L’accord de Paix signé fin juin à Washington entre la République démocratique du Congo et le Rwanda sous l’égide des Etats-Unis, s’il constitue une étape vers un règlement d’un conflit qui ensanglante la région des Grands Lacs depuis plus de 30 ans, fige surtout la situation politico-militaire sur le terrain. Tout profit pour l’Alliance Fleuve Congo et de son bras armé le mouvement du 23 Mars (AFC/M23) et surtout pour leur mentor, le régime rwandais.
Un groupe d’expert des Nations Unies vient de rendre ce 3 juillet un rapport au Secrétaire général des Nations Unies sur la situation à l’Est, qui depuis 6 mois échappe au contrôle de Kinshasa. Il est accablant. Ce sont les civils qui paient le plus lourd tribut « en subissant des déplacements massifs, l’insécurité , et de graves violations du droit international humanitaire et du droit international relatif aux droits humains. » selon le rapport onusien. Les experts concluent que : « des éléments de l’AFC/M23 et des FDR ont mené une campagne systématique de répression dans les zones occupées, y compris des exécutions extrajudiciaires, des arrestations arbitraires, des actes de torture, des disparitions forcées et des raids nocturnes sur des hôpitaux. Pendant ce temps, les combattants des FARDC et de Wazalendo en retraite ont commis des pillages généralisés, des violences sexuelles et des meurtres. La réintégration des soldats des FARDC accusés de graves violations a renforcé l’impunité dans les rangs des FARDC ».
En six mois d’occupation, l’ AFC/M23 a renforcé son pouvoir sur les deux Kivu. Il contrôle aujourd’hui des zones stratégiques et riches en minéraux qui partent principalement vers le Rwanda.
«Toutes les parties au conflit ont commis des représailles meurtrières »

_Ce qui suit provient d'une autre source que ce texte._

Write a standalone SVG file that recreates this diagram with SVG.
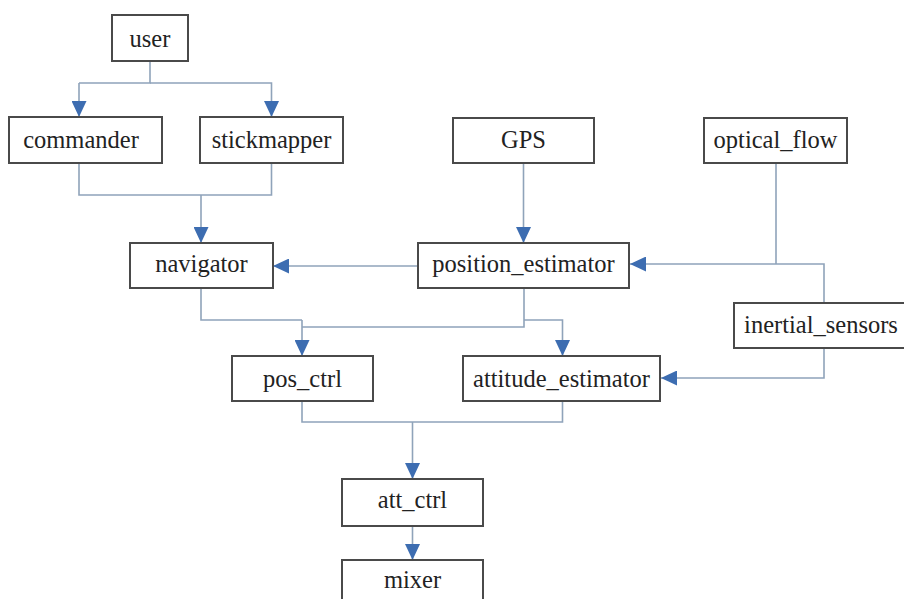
<svg xmlns="http://www.w3.org/2000/svg" width="904" height="599" viewBox="0 0 904 599">
<style>
.box rect{fill:#fff;stroke:#4a4a4a;stroke-width:2}
.box text{font-family:"Liberation Serif","Times New Roman",serif;font-size:24.5px;fill:#222;text-anchor:middle}
.conn path{fill:none;stroke:#8fa3ba;stroke-width:1.6}
.conn path.arr{marker-end:url(#ah)}
</style>
<defs>
<marker id="ah" markerUnits="userSpaceOnUse" markerWidth="16" markerHeight="15" refX="16" refY="7.5" orient="auto" viewBox="0 0 16 15">
<path d="M0,0 L16,7.5 L0,15 z" fill="#3d6db1"/>
</marker>
</defs>
<rect width="904" height="599" fill="#fff"/>
<g class="conn" id="connectors">
<path d="M150,61 V83 H79" />
<path class="arr" d="M79,83 V117"/>
<path class="arr" d="M150,83 H271.5 V117"/>
<path d="M79,163 V195 H271.5 V163"/>
<path class="arr" d="M201,195 V243"/>
<path class="arr" d="M523.5,163 V243"/>
<path class="arr" d="M418,266 H273"/>
<path d="M776,163 V264"/>
<path class="arr" d="M824,302 V264 H630"/>
<path d="M201,288 V320 H302"/>
<path class="arr" d="M302,320 V356"/>
<path d="M524,288 V327 H302"/>
<path class="arr" d="M524,320 H562.5 V356"/>
<path class="arr" d="M824,348 V378 H661"/>
<path d="M302,401 V422 H562.5 V401"/>
<path class="arr" d="M412.5,422 V479"/>
<path class="arr" d="M412.5,526 V560"/>
</g>
<g class="box" id="user"><rect x="112" y="15" width="76" height="46"/><text x="150" y="47">user</text></g>
<g class="box" id="commander"><rect x="9" y="117" width="153" height="46"/><text x="81" y="148">commander</text></g>
<g class="box" id="stickmapper"><rect x="200" y="117" width="143" height="46"/><text x="271.5" y="148">stickmapper</text></g>
<g class="box" id="GPS"><rect x="453" y="118" width="141" height="45"/><text x="523.5" y="148">GPS</text></g>
<g class="box" id="optical_flow"><rect x="704" y="118" width="143" height="45"/><text x="775.5" y="148">optical_flow</text></g>
<g class="box" id="navigator"><rect x="130" y="243" width="143" height="45"/><text x="201.5" y="272">navigator</text></g>
<g class="box" id="position_estimator"><rect x="418" y="243" width="211" height="45"/><text x="523.5" y="272">position_estimator</text></g>
<g class="box" id="inertial_sensors"><rect x="734" y="303" width="172" height="45"/><text x="821" y="333">inertial_sensors</text></g>
<g class="box" id="pos_ctrl"><rect x="232" y="356" width="141" height="45"/><text x="302.5" y="387">pos_ctrl</text></g>
<g class="box" id="attitude_estimator"><rect x="463" y="356" width="197" height="45"/><text x="561.5" y="387">attitude_estimator</text></g>
<g class="box" id="att_ctrl"><rect x="342" y="479" width="141" height="47"/><text x="412.5" y="508">att_ctrl</text></g>
<g class="box" id="mixer"><rect x="342" y="560" width="141" height="50"/><text x="412.5" y="588">mixer</text></g>
</svg>
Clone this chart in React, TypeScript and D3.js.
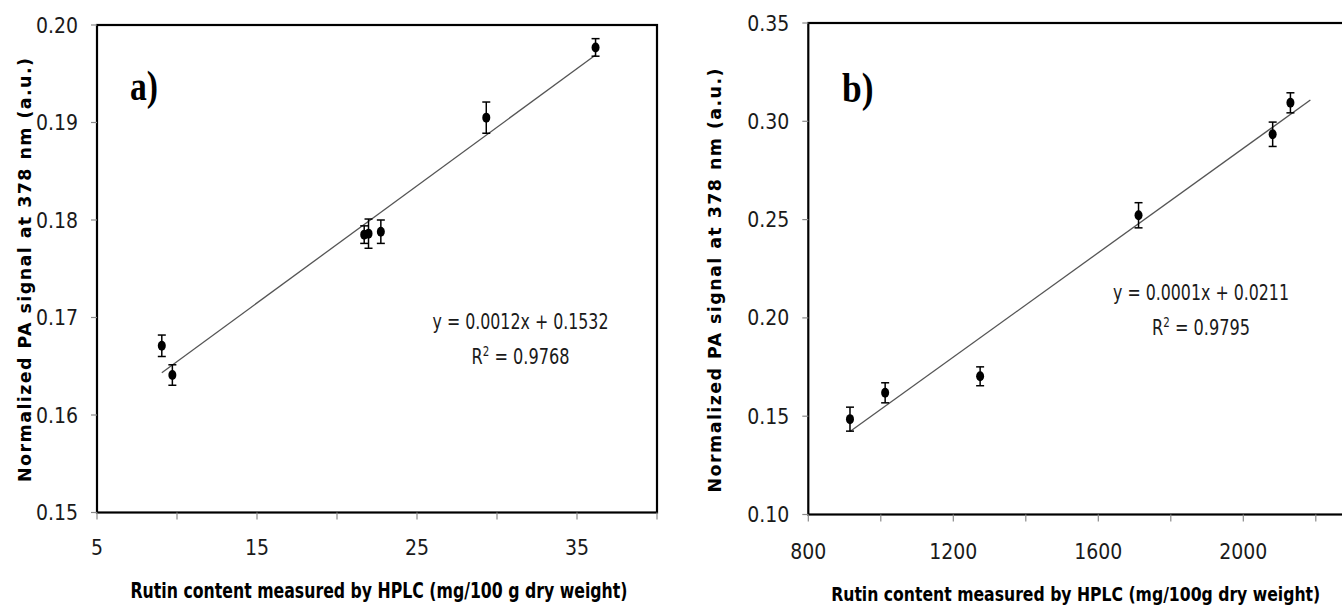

Si la conquête des Kivu a été rendue possible grâce à l’appui des FDR (armée rwandaise), celle-ci s’est en partie retirée, note le rapport, mais L’AFC/M23 s’est renforcée par « un recrutement forcé et volontaire à grande échelle, y compris des soldats des FARDC (force armée de la RDC) et de certains anciens supplétifs de Kinshasa des Wazalendo, qui ont changé d’allégeance et intégré au M23 après une formation militaire et idéologique obligatoire, qui a mis l’accent sur le retour des réfugiés congolais et le renversement du gouvernement de Kinshasa comme principaux objectifs de la rébellion ».
Depuis six mois tous les liens avec Kinshasa ont été rompus. Tout profit pour le Rwanda sur lequel le nouveau régime et sa nouvelle administration s’appuie – une administration parallèle dont les structures visent à consolider le contrôle et à générer des profits. Selon les experts : « L’exploitation minière illégale dans les territoires contrôlés par AFC/M23, la contrebande vers le Rwanda de minéraux non éligibles au commerce, le mélange de ces minéraux avec la production rwandaise et leur exportation ultérieure vers des acteurs en aval ont atteint des niveaux sans précédent. Cela posait une menace sérieuse à l’intégrité et à la crédibilité de la traçabilité des minéraux et mettait en péril le commerce des minéraux « 3T » (étain, tantale et tungstène) ».
Le rôle trouble de l’Ouganda
Marquée par l’instabilité et les conflits interethniques entre Hemas et Lendus depuis plus de 20 ans c’est l’implication de l’Ouganda est également dénoncée. Kampala a déployé des troupes dans les régions aurifères de Djugu et Mahagi. En théorie pour pacifier la région, mais avec la complicité de certains Congolais, membres des parlements provinciaux et nationaux, l’or de l’Ituri est illicitement introduit en contrebande, principalement par Kampala ».
Enfin, le rapport de 44 pages souligne les tensions persistantes entre le Rwanda soutien de AFC/M23 et le Burundi allié militaire de la RDC. Ainsi malgré l’accord de paix signé le mois dernier à Washington entre Kinshasa et Kigali, la région des Grands Lacs est loin d’être pacifiée.